A pesquisa abrangeu o período de 22 de maio a 5 de junho de 2020 e usou questionário pela plataforma Google Forms, com informações sociodemográficas (idade, estado civil, quantidade de filhos, escolaridade, número de pessoas que viviam na residência, etc.), e sobre as condições gerais de saúde dos participantes (sobre o contágio da covid-19, morte de parentes ou amigos e o comportamento diante das demandas geradas pela pandemia). A avaliação dos sintomas psicológicos foi feita utilizando uma escala chamada DASS-21, que possibilita verificar prevalências de sintomas de depressão, ansiedade e estresse.
Consumo maior de drogas, álcool, cigarros e alimentos
Das 3 mil pessoas que responderam ao questionário, 83% eram mulheres, casadas (50,6%), tinham formação universitária (70,1%) e estavam empregadas (46%). Do grupo geral, incluindo homens e mulheres, 6,4% contraíram o vírus e 22,7% possuíam amigos ou parentes que tinham ido a óbito pela doença. Com relação aos dados comportamentais, 40,8% teve maior consumo de drogas ilícitas, de cigarros, medicamentos e alimentos, e quase metade dos participantes expressou ter tido sintomas de depressão (46,4%), ansiedade (39,7%) e estresse (42,2%).
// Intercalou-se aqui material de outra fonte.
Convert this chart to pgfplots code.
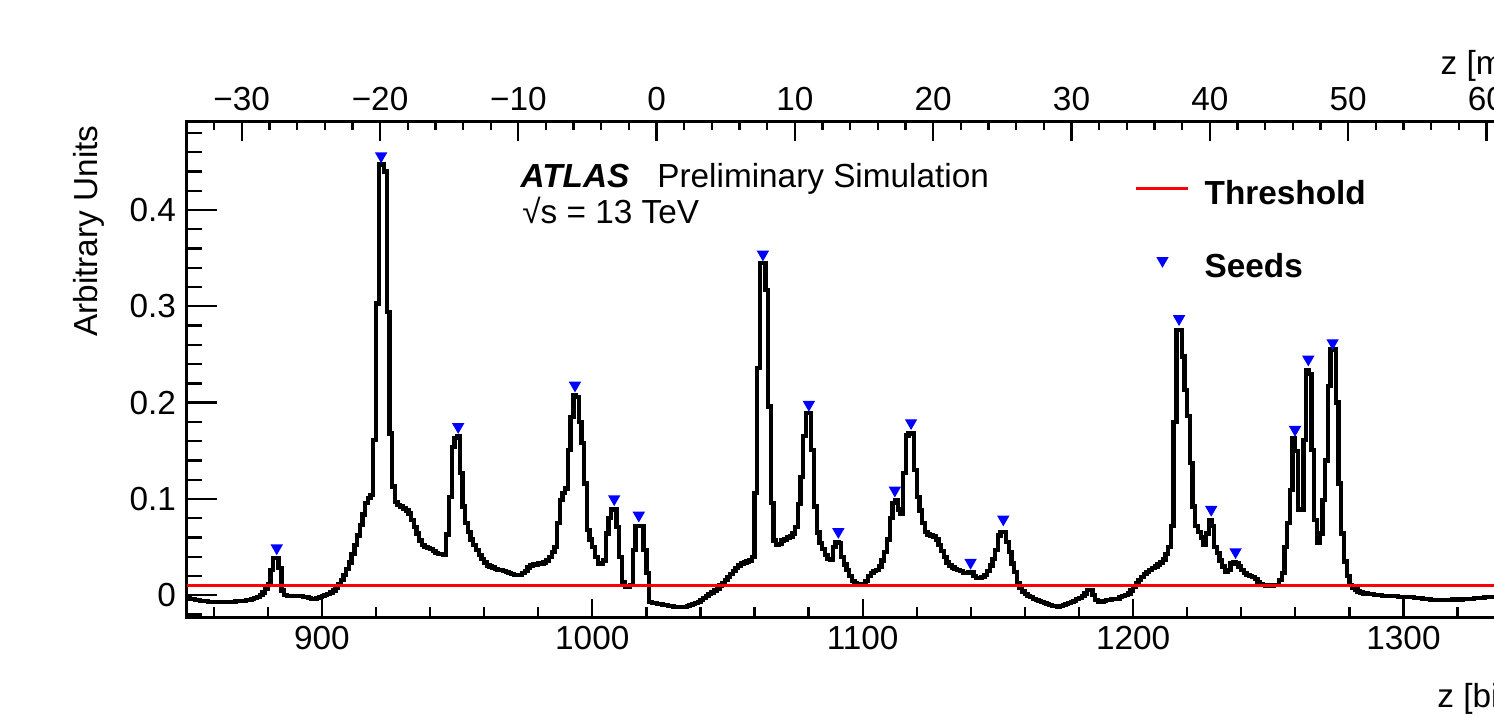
\documentclass[border=0pt]{standalone}
\usepackage{fontspec}
\setmainfont{Liberation Sans}
\usepackage{pgfplots}
\pgfplotsset{compat=1.18}

% 1 px of the reference = 0.3pt; axis box 1352 x 495.6 px
\pgfplotsset{
  frame/.style={
    scale only axis, width=405.6pt, height=148.68pt,
    xmin=850, xmax=1350, ymin=-0.02284, ymax=0.49164,
    tick align=inside,
    axis line style={line width=0.8pt},
    every tick/.style={line width=0.7pt, black},
    /pgf/number format/assume math mode=true,
    /pgf/number format/1000 sep={},
  },
  thr legend/.style={legend image code/.code={\draw[##1] (0pt,4.8pt) -- (15.6pt,4.8pt);}},
  seed legend/.style={legend image code/.code={\draw[##1] plot coordinates {(7.8pt,5.2pt)};}},
}

\begin{document}
\begin{tikzpicture}
\useasboundingbox (-56.01pt,-30.51pt) rectangle (392.19pt,185.19pt);
\begin{scope}
\clip (-56.01pt,-30.51pt) rectangle (392.19pt,185.19pt);

% y ticks (longer than the x ticks)
\begin{axis}[frame,
    axis x line=none, axis y line*=left, xtick=\empty,
    ytick={0,0.1,0.2,0.3,0.4},
    minor ytick={-0.02,0.02,0.04,0.06,0.08,0.12,0.14,0.16,0.18,0.22,0.24,0.26,0.28,0.32,0.34,0.36,0.38,0.42,0.44,0.46,0.48},
    major tick length=9.2pt, minor tick length=4.7pt,
    yticklabel style={inner sep=0pt, xshift=-3pt},
]
\end{axis}

% data, bottom axis in bins
\begin{axis}[frame,
    xtick={900,1000,1100,1200,1300},
    minor xtick={860,880,...,1340},
    xtick pos=left, ytick=\empty,
    major tick length=5.4pt, minor tick length=3pt,
    xticklabel style={inner sep=0pt, yshift=-2.6pt},
    legend style={at={(axis description cs:0.7014,0.88035)}, anchor=north west,
        draw=none, fill=none, inner sep=0pt, outer sep=0pt,
        column sep=4.4pt, row sep=14.7pt, font=\bfseries,
        cells={anchor=base west},
        nodes={inner sep=0pt, text height=7.2pt, text depth=0pt}},
]
\addplot[const plot, black, line width=1.3pt, forget plot] coordinates {
(850,-0.003)(851,-0.004)(852,-0.004)(853,-0.005)(854,-0.005)(855,-0.006)(856,-0.006)(857,-0.006)(858,-0.007)(859,-0.007)
(860,-0.007)(862,-0.007)(864,-0.007)(866,-0.007)(868,-0.006)(870,-0.006)(872,-0.005)(873,-0.005)(874,-0.004)(875,-0.003)
(876,-0.002)(877,0.000)(878,0.003)(879,0.007)(880,0.012)(881,0.026)(882,0.039)(883,0.039)(884,0.028)(885,0.005)
(886,0.000)(887,-0.001)(890,-0.001)(893,-0.002)(895,-0.003)(896,-0.004)(898,-0.003)(899,-0.002)(900,-0.001)(901,0.000)
(902,0.001)(903,0.003)(904,0.005)(905,0.008)(906,0.012)(907,0.016)(908,0.021)(909,0.027)(910,0.034)(911,0.043)
(912,0.052)(913,0.062)(914,0.073)(915,0.084)(916,0.096)(917,0.101)(918,0.104)(919,0.161)(920,0.303)(921,0.447)
(922,0.447)(923,0.440)(924,0.294)(925,0.168)(926,0.113)(927,0.097)(928,0.094)(929,0.092)(930,0.090)(931,0.088)
(932,0.085)(933,0.078)(934,0.071)(935,0.064)(936,0.057)(937,0.052)(938,0.050)(939,0.049)(940,0.048)(941,0.046)
(942,0.044)(943,0.043)(945,0.042)(946,0.063)(947,0.102)(948,0.154)(949,0.163)(950,0.165)(951,0.127)(952,0.092)
(953,0.075)(954,0.066)(955,0.058)(956,0.052)(957,0.047)(958,0.042)(959,0.038)(960,0.034)(961,0.031)(962,0.030)
(963,0.029)(964,0.027)(965,0.026)(967,0.025)(968,0.024)(969,0.023)(970,0.022)(971,0.021)(974,0.023)(975,0.025)
(976,0.029)(977,0.031)(978,0.032)(980,0.033)(982,0.034)(983,0.036)(984,0.040)(985,0.045)(986,0.050)(987,0.075)
(988,0.099)(989,0.106)(990,0.111)(991,0.151)(992,0.185)(993,0.208)(994,0.206)(995,0.180)(996,0.158)(997,0.116)
(998,0.068)(999,0.058)(1000,0.050)(1001,0.040)(1002,0.033)(1004,0.036)(1005,0.064)(1006,0.080)(1007,0.089)(1009,0.071)
(1010,0.040)(1011,0.014)(1012,0.009)(1014,0.011)(1015,0.047)(1016,0.072)(1019,0.047)(1020,0.023)(1021,-0.007)(1022,-0.008)
(1024,-0.009)(1026,-0.010)(1028,-0.011)(1030,-0.012)(1032,-0.0125)(1034,-0.012)(1035,-0.011)(1036,-0.010)(1037,-0.009)(1038,-0.008)
(1039,-0.007)(1040,-0.005)(1041,-0.003)(1042,-0.001)(1043,0.001)(1044,0.003)(1045,0.005)(1046,0.007)(1047,0.010)(1048,0.013)
(1049,0.016)(1050,0.019)(1051,0.022)(1052,0.025)(1053,0.028)(1054,0.031)(1055,0.033)(1056,0.034)(1057,0.035)(1058,0.036)
(1059,0.040)(1060,0.106)(1061,0.236)(1062,0.345)(1064,0.317)(1065,0.196)(1066,0.096)(1067,0.057)(1068,0.052)(1069,0.053)
(1070,0.057)(1071,0.058)(1072,0.060)(1073,0.061)(1074,0.064)(1075,0.071)(1076,0.095)(1077,0.123)(1078,0.165)(1079,0.189)
(1081,0.151)(1082,0.092)(1083,0.065)(1084,0.054)(1085,0.048)(1086,0.042)(1087,0.038)(1088,0.037)(1089,0.050)(1090,0.055)
(1091,0.054)(1092,0.040)(1093,0.032)(1094,0.026)(1095,0.020)(1096,0.015)(1097,0.013)(1098,0.012)(1101,0.015)(1102,0.020)
(1103,0.023)(1104,0.025)(1105,0.026)(1106,0.030)(1107,0.036)(1108,0.045)(1109,0.058)(1110,0.080)(1111,0.096)(1112,0.099)
(1113,0.089)(1114,0.085)(1115,0.127)(1116,0.166)(1117,0.168)(1119,0.130)(1120,0.102)(1121,0.088)(1122,0.075)(1123,0.066)
(1124,0.063)(1125,0.062)(1126,0.061)(1127,0.058)(1128,0.052)(1129,0.046)(1130,0.040)(1131,0.034)(1132,0.031)(1133,0.029)
(1134,0.027)(1135,0.026)(1136,0.025)(1137,0.023)(1139,0.0235)(1141,0.020)(1142,0.018)(1144,0.019)(1145,0.021)(1146,0.025)
(1147,0.031)(1148,0.038)(1149,0.047)(1150,0.062)(1151,0.066)(1153,0.055)(1154,0.045)(1155,0.033)(1156,0.024)(1157,0.013)
(1158,0.008)(1159,0.004)(1160,0.001)(1161,-0.001)(1162,-0.002)(1163,-0.004)(1164,-0.005)(1165,-0.006)(1166,-0.007)(1167,-0.008)
(1168,-0.009)(1169,-0.010)(1170,-0.011)(1172,-0.0115)(1173,-0.011)(1174,-0.010)(1175,-0.009)(1176,-0.008)(1177,-0.007)(1178,-0.006)
(1179,-0.004)(1180,-0.003)(1181,-0.001)(1182,0.002)(1183,0.0055)(1185,0.000)(1186,-0.005)(1187,-0.0066)(1189,-0.006)(1190,-0.005)
(1192,-0.004)(1195,-0.002)(1196,-0.001)(1197,0.000)(1198,0.002)(1199,0.005)(1200,0.009)(1201,0.013)(1202,0.016)(1203,0.019)
(1204,0.022)(1205,0.0245)(1206,0.026)(1207,0.028)(1208,0.030)(1209,0.032)(1210,0.034)(1211,0.037)(1212,0.043)(1213,0.050)
(1214,0.072)(1215,0.180)(1216,0.2755)(1218,0.248)(1219,0.213)(1220,0.186)(1221,0.137)(1222,0.092)(1223,0.072)(1224,0.066)
(1225,0.060)(1226,0.052)(1227,0.064)(1228,0.078)(1229,0.072)(1230,0.050)(1231,0.044)(1232,0.036)(1233,0.030)(1234,0.024)
(1235,0.026)(1236,0.033)(1237,0.034)(1238,0.033)(1239,0.030)(1240,0.026)(1241,0.023)(1242,0.021)(1243,0.020)(1244,0.019)
(1245,0.017)(1246,0.014)(1247,0.012)(1248,0.011)(1249,0.010)(1252,0.011)(1254,0.016)(1255,0.023)(1256,0.050)(1257,0.075)
(1258,0.109)(1259,0.163)(1260,0.150)(1261,0.089)(1263,0.161)(1264,0.234)(1265,0.230)(1266,0.151)(1267,0.078)(1268,0.054)
(1269,0.064)(1270,0.099)(1271,0.140)(1272,0.217)(1273,0.255)(1275,0.200)(1276,0.116)(1277,0.064)(1278,0.035)(1279,0.020)
(1280,0.011)(1281,0.008)(1282,0.006)(1283,0.004)(1284,0.003)(1285,0.002)(1287,0.001)(1289,0.000)(1292,-0.0005)(1295,-0.001)
(1298,-0.0015)(1301,-0.002)(1304,-0.003)(1307,-0.004)(1310,-0.005)(1318,-0.0045)(1322,-0.004)(1326,-0.003)(1330,-0.002)(1350,-0.002)
};
\addplot[red, line width=0.9pt, thr legend]
    coordinates {(850,0.01) (1350,0.01)};
\addlegendentry{Threshold}
\addplot[only marks, mark=triangle*, mark size=1.75pt, color=blue,
    mark options={rotate=180, fill=blue, draw=blue}, seed legend]
    coordinates {(883.3,0.049)(921.9,0.456)(950.4,0.175)(993.6,0.218)(1008.1,0.100)(1017.2,0.083)
    (1063.1,0.354)(1080.1,0.198)(1091.0,0.066)(1111.9,0.109)(1117.9,0.179)(1139.9,0.034)(1152.0,0.079)
    (1217.0,0.287)(1228.9,0.089)(1237.9,0.045)(1259.9,0.172)(1264.8,0.245)(1273.8,0.262)};
\addlegendentry{Seeds}
\end{axis}

% top axis in mm
\begin{axis}[frame,
    xmin=-33.98, xmax=63.78,
    axis x line*=top, axis y line=none, ytick=\empty,
    xtick={-30,-20,...,60},
    xticklabels={−30,−20,−10,0,10,20,30,40,50,60},
    minor xtick={-32,-30,...,62},
    major tick length=5.7pt, minor tick length=2.4pt,
    xticklabel style={inner sep=0pt, yshift=2.9pt},
]
\end{axis}

\node[anchor=base west, inner sep=0pt, font=\bfseries\itshape] at (100pt,128.8pt) {ATLAS};
\node[anchor=base west, inner sep=0pt] at (141pt,128.8pt) {Preliminary Simulation};
\node[anchor=base west, inner sep=0pt] at (100.5pt,118.2pt) {√s = 13 TeV};
\node[rotate=90, anchor=base east, inner sep=0pt] at (-26.9pt,147.7pt) {Arbitrary Units};
\node[anchor=base west, inner sep=0pt] at (376pt,162.7pt) {z [mm]};
\node[anchor=base west, inner sep=0pt] at (375pt,-27.2pt) {z [bin]};
\end{scope}
\end{tikzpicture}
\end{document}
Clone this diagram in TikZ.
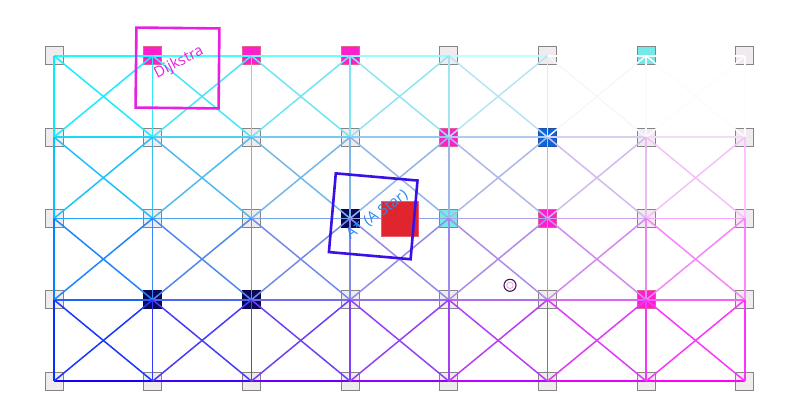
\documentclass[tikz,border=0pt]{standalone}
\usepackage{fontspec}
\setmainfont{Open Sans}
\definecolor{cellfill}{HTML}{EFEBEF}
\definecolor{cellline}{HTML}{858585}
\definecolor{pinkfill}{HTML}{FF1ECB}
\definecolor{pinkline}{HTML}{E0608E}
\definecolor{cyanfill}{HTML}{72EAEA}
\definecolor{bluefill}{HTML}{0A64DC}
\definecolor{blueline}{HTML}{2050A0}
\definecolor{navyfill}{HTML}{0A0A5C}
\definecolor{redfill}{HTML}{E0252F}
\definecolor{redline}{HTML}{F05A66}
\definecolor{dijk}{HTML}{E622E0}
\definecolor{astarbox}{HTML}{3A10E6}
\definecolor{astartext}{HTML}{2A8CF0}
\definecolor{ringout}{HTML}{4A1850}
\definecolor{ringin}{HTML}{E8A8E8}
\newcommand\setedgecolor[2]{%
  \pgfmathsetmacro\ecU{#1}\pgfmathsetmacro\ecV{#2}%
  \pgfmathsetmacro\ecK{0.35*16*\ecU*(1-\ecU)*\ecV*(1-\ecV)}%
  \pgfmathsetmacro\ecW{max(0,min(1,(\ecU-0.65)/0.15))*max(0,min(1,(0.2-\ecV)/0.1))}%
  \pgfmathsetmacro\ecR{min(1,1.15*\ecU)}%
  \pgfmathsetmacro\ecG{1-(0.6*\ecV*\ecV+0.4*\ecV)}%
  \pgfmathsetmacro\ecR{(1-\ecK)*\ecR+\ecK*0.55}%
  \pgfmathsetmacro\ecG{(1-\ecK)*\ecG+\ecK*0.6}%
  \pgfmathsetmacro\ecB{(1-\ecK)+\ecK*0.72}%
  \pgfmathsetmacro\ecR{\ecR+\ecW*(1-\ecR)}%
  \pgfmathsetmacro\ecG{\ecG+\ecW*(1-\ecG)}%
  \pgfmathsetmacro\ecB{\ecB+\ecW*(1-\ecB)}%
  \definecolor{ec}{rgb}{\ecR,\ecG,\ecB}}
\tikzset{
  cell/.style={rectangle, minimum size=18pt, inner sep=0pt, line width=0.9pt},
  plaincell/.style={fill=cellfill, draw=cellline},
  pinkcell/.style={fill=pinkfill, draw=pinkline},
  cyancell/.style={fill=cyanfill, draw=cellline},
  bluecell/.style={fill=bluefill, draw=blueline},
  navycell/.style={fill=navyfill, draw=navyfill!80!black},
  k12/.style={pinkcell}, k13/.style={pinkcell}, k14/.style={pinkcell}, k17/.style={cyancell},
  k25/.style={pinkcell}, k26/.style={bluecell},
  k34/.style={navycell}, k35/.style={cyancell}, k36/.style={pinkcell},
  k42/.style={navycell}, k43/.style={navycell}, k47/.style={pinkcell},
  edge/.style={draw=ec, line width=1.5pt},
  markbox/.style={draw, line width=2.6pt, inner sep=0pt},
  label/.style={inner sep=0pt, font=\fontsize{15}{17}\selectfont}
}
\begin{document}
\begin{tikzpicture}[x=1pt,y=-1pt]
\useasboundingbox (0,0) rectangle (800,412);
% grid cells
\foreach \ri/\py in {1/55.8,2/137.1,3/218.4,4/299.8,5/381.1}{%
 \foreach \ci/\px in {1/54,2/152.7,3/251.4,4/350.1,5/448.8,6/547.5,7/646.2,8/744.9}{%
  \pgfkeysifdefined{/tikz/k\ri\ci/.@cmd}{\edef\sty{k\ri\ci}}{\def\sty{plaincell}}%
  \edef\tmp{\noexpand\node[cell,\sty] (n\ri-\ci) at (\px,\py) {};}\tmp
}}
% horizontal edges
\foreach \ri in {1,...,5}{\foreach \ci [evaluate=\ci as \cj using int(\ci+1)] in {1,...,7}{%
  \setedgecolor{(\ci-0.5)/7}{(\ri-1)/4}%
  \draw[edge] (n\ri-\ci.center) -- (n\ri-\cj.center);
}}
% vertical edges
\foreach \ri [evaluate=\ri as \rj using int(\ri+1)] in {1,...,4}{\foreach \ci in {1,...,8}{%
  \setedgecolor{(\ci-1)/7}{(\ri-0.5)/4}%
  \draw[edge] (n\ri-\ci.center) -- (n\rj-\ci.center);
}}
% diagonal edges
\foreach \ri [evaluate=\ri as \rj using int(\ri+1)] in {1,...,4}{\foreach \ci [evaluate=\ci as \cj using int(\ci+1)] in {1,...,7}{%
  \setedgecolor{(\ci-0.5)/7}{(\ri-0.5)/4}%
  \draw[edge] (n\ri-\ci.center) -- (n\rj-\cj.center);
  \draw[edge] (n\ri-\cj.center) -- (n\rj-\ci.center);
}}
% target block
\node[rectangle, fill=redfill, draw=redline, line width=0.8pt, minimum width=37pt, minimum height=35.5pt, inner sep=0pt] (goal) at (399.5,218.7) {};
% small ring
\node[circle, draw=ringout, line width=1.1pt, minimum size=12pt, inner sep=0pt] (ring) at (510,285.3) {};
\node[circle, draw=ringin, line width=0.9pt, minimum size=6.5pt, inner sep=0pt] (ringcore) at (ring.center) {};
% Dijkstra marker
\node[markbox, draw=dijk, minimum width=83pt, minimum height=80pt, rotate=-0.6] (dbox) at (177.5,68) {};
\node[label, text=dijk, rotate=27] (dtext) at (179,62.5) {Dijkstra};
% A* marker
\node[markbox, draw=astarbox, minimum width=82pt, minimum height=79pt, rotate=-5] (abox) at (373.2,216.3) {};
\node[label, text=astartext, rotate=36] (atext) at (377,214.5) {A* (A Star)};
\end{tikzpicture}
\end{document}
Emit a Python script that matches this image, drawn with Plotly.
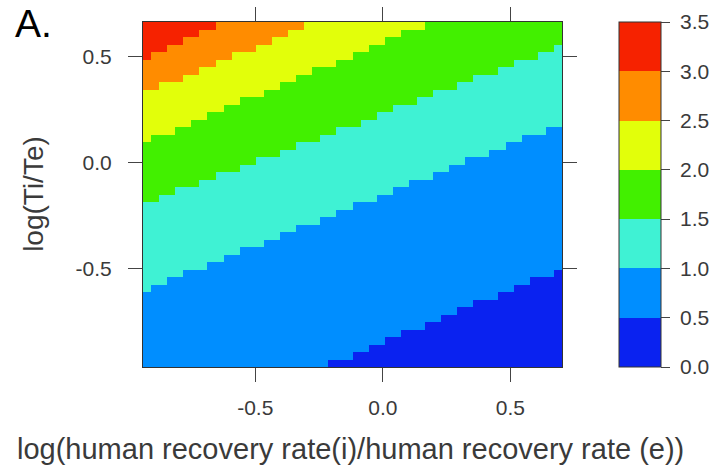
import numpy as np
import plotly.graph_objects as go

# Axis extents (data units)
x_range = [-0.94, 0.702]
y_range = [-0.966, 0.665]

# Colour levels
levels = [0.0, 0.5, 1.0, 1.5, 2.0, 2.5, 3.0, 3.5]
level_colors = ["#0a22f0", "#008eff", "#3ff2d4", "#42f000", "#e2ff0a", "#ff8c00", "#f62200"]
cbar_ticks = [0.0, 0.5, 1.0, 1.5, 2.0, 2.5, 3.0, 3.5]
cbar_ticktext = ["0.0", "0.5", "1.0", "1.5", "2.0", "2.5", "3.0", "3.5"]

# Contour boundaries: two points on each boundary line
bound_level = [0.5, 1.0, 1.5, 2.0, 2.5, 3.0]
bound_x0 = [-0.242, -0.94, -0.94, -0.94, -0.94, -0.94]
bound_y0 = [-0.966, -0.606, -0.195, 0.093, 0.325, 0.480]
bound_x1 = [0.70, 0.70, 0.70, 0.189, -0.262, -0.634]
bound_y1 = [-0.502, 0.188, 0.551, 0.665, 0.665, 0.665]

x_ticks = [-0.5, 0.0, 0.5]
x_ticktext = ["-0.5", "0.0", "0.5"]
y_ticks = [-0.5, 0.0, 0.5]
y_ticktext = ["-0.5", "0.0", "0.5"]

# Grid of cells (like a level plot)
nx, ny = 52, 46
dx = (x_range[1] - x_range[0]) / nx
dy = (y_range[1] - y_range[0]) / ny
xs = x_range[0] + dx * (np.arange(nx) + 0.5)
ys = y_range[0] + dy * (np.arange(ny) + 0.5)

X, Y = np.meshgrid(xs, ys)
idx = np.zeros_like(X, dtype=int)
for lv, x0, y0, x1, y1 in zip(bound_level, bound_x0, bound_y0, bound_x1, bound_y1):
    slope = (y1 - y0) / (x1 - x0)
    yb = y0 + slope * (X - x0)
    idx += (Y > yb).astype(int)
Z = np.array(levels)[idx] + 0.25

n = len(level_colors)
colorscale = []
for i, c in enumerate(level_colors):
    colorscale.append([i / n, c])
    colorscale.append([(i + 1) / n, c])

font_family = "Liberation Sans, Arial, sans-serif"
txt_col = "#3a3a3a"

fig = go.Figure()
fig.add_trace(go.Heatmap(
    x=xs, y=ys, z=Z, zmin=0, zmax=3.5, colorscale=colorscale,
    hoverinfo="skip",
    colorbar=dict(
        x=1.135, xanchor="left", xref="paper",
        y=0.5, yanchor="middle", len=1.0, lenmode="fraction",
        thickness=42, thicknessmode="pixels",
        outlinewidth=1, outlinecolor="#333",
        tickmode="array", tickvals=cbar_ticks,
        ticktext=["\u00a0" + t for t in cbar_ticktext],
        ticks="outside", ticklen=9, tickwidth=1, tickcolor="#444",
        tickfont=dict(family=font_family, size=21, color=txt_col),
        ypad=0, xpad=0,
    ),
))

axis_common = dict(
    showgrid=False, zeroline=False, showline=True, linecolor="#333", linewidth=1,
    mirror="ticks", ticks="outside", ticklen=14, tickwidth=1.2, tickcolor="#444",
    tickfont=dict(family=font_family, size=21, color=txt_col),
)
fig.update_layout(
    width=717, height=473,
    margin=dict(l=143, r=155, t=22, b=106, autoexpand=False),
    paper_bgcolor="white", plot_bgcolor="white",
    xaxis=dict(range=x_range, tickmode="array", tickvals=x_ticks, ticktext=x_ticktext,
               ticklabelstandoff=8, **axis_common),
    yaxis=dict(range=y_range, tickmode="array", tickvals=y_ticks, ticktext=y_ticktext,
               ticklabelstandoff=12, **axis_common),
    showlegend=False,
)

fig.add_annotation(
    text="log(human recovery rate(i)/human recovery rate (e))",
    xref="paper", yref="paper", x=0.495, y=-0.237, xanchor="center", yanchor="middle",
    showarrow=False, font=dict(family=font_family, size=29, color=txt_col),
)
fig.add_annotation(
    text="log(Ti/Te)", textangle=-90,
    xref="paper", yref="paper", x=-0.26, y=0.502, xanchor="center", yanchor="middle",
    showarrow=False, font=dict(family=font_family, size=28, color=txt_col),
)
fig.add_annotation(
    text="A.",
    xref="paper", yref="paper", x=-0.31, y=0.995, xanchor="left", yanchor="middle",
    showarrow=False, font=dict(family=font_family, size=39, color="#000"),
)

fig.write_html("out.html")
Na avaliação do neuropsicólogo, o resultado demonstrou que as pessoas não tiveram respostas positivas e adaptativas à pandemia, o que significa que os problemas evidenciados pela pesquisa (condições clínicas) poderão se agravar e persistir no pós-pandemia. Quanto à existência de um grupo mais vulnerável a situações de alta carga de estresse (no caso das mulheres), a recomendação é que haja maior atenção do sistema de saúde mental para esse grupo mais vulnerável durante e após a pandemia.
Estratégias de enfrentamento comportamentais
Segundo o estudo, estratégias de enfrentamento de estresse são recursos utilizados pelas pessoas diante de um problema, podendo eles serem positivos ou negativos. Os resultados apresentados pela pesquisa indicam que os comportamentos adotados pelos participantes na pandemia foram negativos e de fuga-evitação. Passaram a consumir mais alimentos e abusaram de drogas, de tabaco e medicamentos. “Tais estratégias, geralmente, envolvem pessoas que imaginam possíveis soluções para um problema, sem, no entanto, tomar medidas para mudá-lo”, relata.
O professor Pádua Serafim ressalta que esses achados são preliminares, retratam um momento vivido pelos brasileiros e entende que a magnitude dos impactos na saúde mental só será mais bem conhecida com estudos contínuos após o relaxamento total da quarentena. No entanto, diz que pesquisas que abordam sinais comportamentais relacionados à ansiedade, depressão e estresse associados à covid-19 levantam um alarme importante para os serviços públicos de saúde, que precisam estar preparados para o aumento da demanda e urgência no tratamento de novos casos de doença mental, conclui.